• _Given material_:
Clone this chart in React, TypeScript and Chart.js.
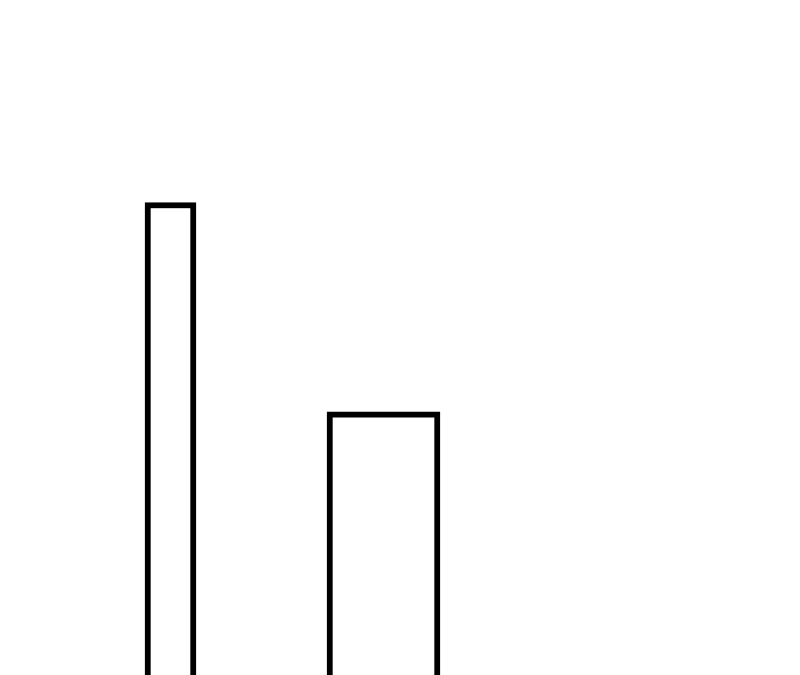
import React, { useEffect, useRef } from 'react';
import { Chart, registerables } from 'chart.js';

Chart.register(...registerables);

// categories and values (y scale 0..100, bars run off the bottom)
const categories = ['A', 'B'];
const narrowValues = [70, null];
const wideValues = [null, 39];

const App = () => {
    const chartRef = useRef(null);
    const chartInstanceRef = useRef(null);

    useEffect(() => {
        if (!chartRef.current) return;
        const ctx = chartRef.current.getContext('2d');
        if (!ctx) return;

        if (chartInstanceRef.current) {
            chartInstanceRef.current.destroy();
        }

        const outline = {
            backgroundColor: '#ffffff',
            borderColor: '#000000',
            borderWidth: 6,
            grouped: false,
        };

        chartInstanceRef.current = new Chart(ctx, {
            type: 'bar',
            data: {
                labels: categories,
                datasets: [
                    { ...outline, label: 'narrow', data: narrowValues, barThickness: 51 },
                    { ...outline, label: 'wide', data: wideValues, barThickness: 113 },
                ],
            },
            options: {
                animation: false,
                responsive: true,
                maintainAspectRatio: false,
                layout: { padding: { left: 64, right: 310, top: 0, bottom: 0 } },
                scales: {
                    x: { display: false, offset: true },
                    y: { display: false, min: 0, max: 100 },
                },
                plugins: {
                    legend: { display: false },
                    tooltip: { enabled: false },
                },
            },
        });

        return () => {
            if (chartInstanceRef.current) {
                chartInstanceRef.current.destroy();
                chartInstanceRef.current = null;
            }
        };
    }, []);

    return (
        <div style={{ position: 'absolute', left: 0, top: 0, width: '800px', height: '675px', background: '#fff' }}>
            <canvas ref={chartRef} />
        </div>
    );
};

export default App;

• _Task goal_: Drop the images and repeat the data exactly.

• _Response to the task_:
Clone this chart in React, TypeScript and Chart.js.
import React, { useEffect, useRef } from 'react';
import { Chart, registerables } from 'chart.js';

Chart.register(...registerables);

// categories and values (y scale 0..100, bars run off the bottom)
const categories = ['A', 'B'];
const narrowValues = [70, null];
const wideValues = [null, 39];

const App = () => {
    const chartRef = useRef(null);
    const chartInstanceRef = useRef(null);

    useEffect(() => {
        if (!chartRef.current) return;
        const ctx = chartRef.current.getContext('2d');
        if (!ctx) return;

        if (chartInstanceRef.current) {
            chartInstanceRef.current.destroy();
        }

        const outline = {
            backgroundColor: '#ffffff',
            borderColor: '#000000',
            borderWidth: 6,
            grouped: false,
        };

        chartInstanceRef.current = new Chart(ctx, {
            type: 'bar',
            data: {
                labels: categories,
                datasets: [
                    { ...outline, label: 'narrow', data: narrowValues, barThickness: 51 },
                    { ...outline, label: 'wide', data: wideValues, barThickness: 113 },
                ],
            },
            options: {
                animation: false,
                responsive: true,
                maintainAspectRatio: false,
                layout: { padding: { left: 64, right: 310, top: 0, bottom: 0 } },
                scales: {
                    x: { display: false, offset: true },
                    y: { display: false, min: 0, max: 100 },
                },
                plugins: {
                    legend: { display: false },
                    tooltip: { enabled: false },
                },
            },
        });

        return () => {
            if (chartInstanceRef.current) {
                chartInstanceRef.current.destroy();
                chartInstanceRef.current = null;
            }
        };
    }, []);

    return (
        <div style={{ position: 'absolute', left: 0, top: 0, width: '800px', height: '675px', background: '#fff' }}>
            <canvas ref={chartRef} />
        </div>
    );
};

export default App;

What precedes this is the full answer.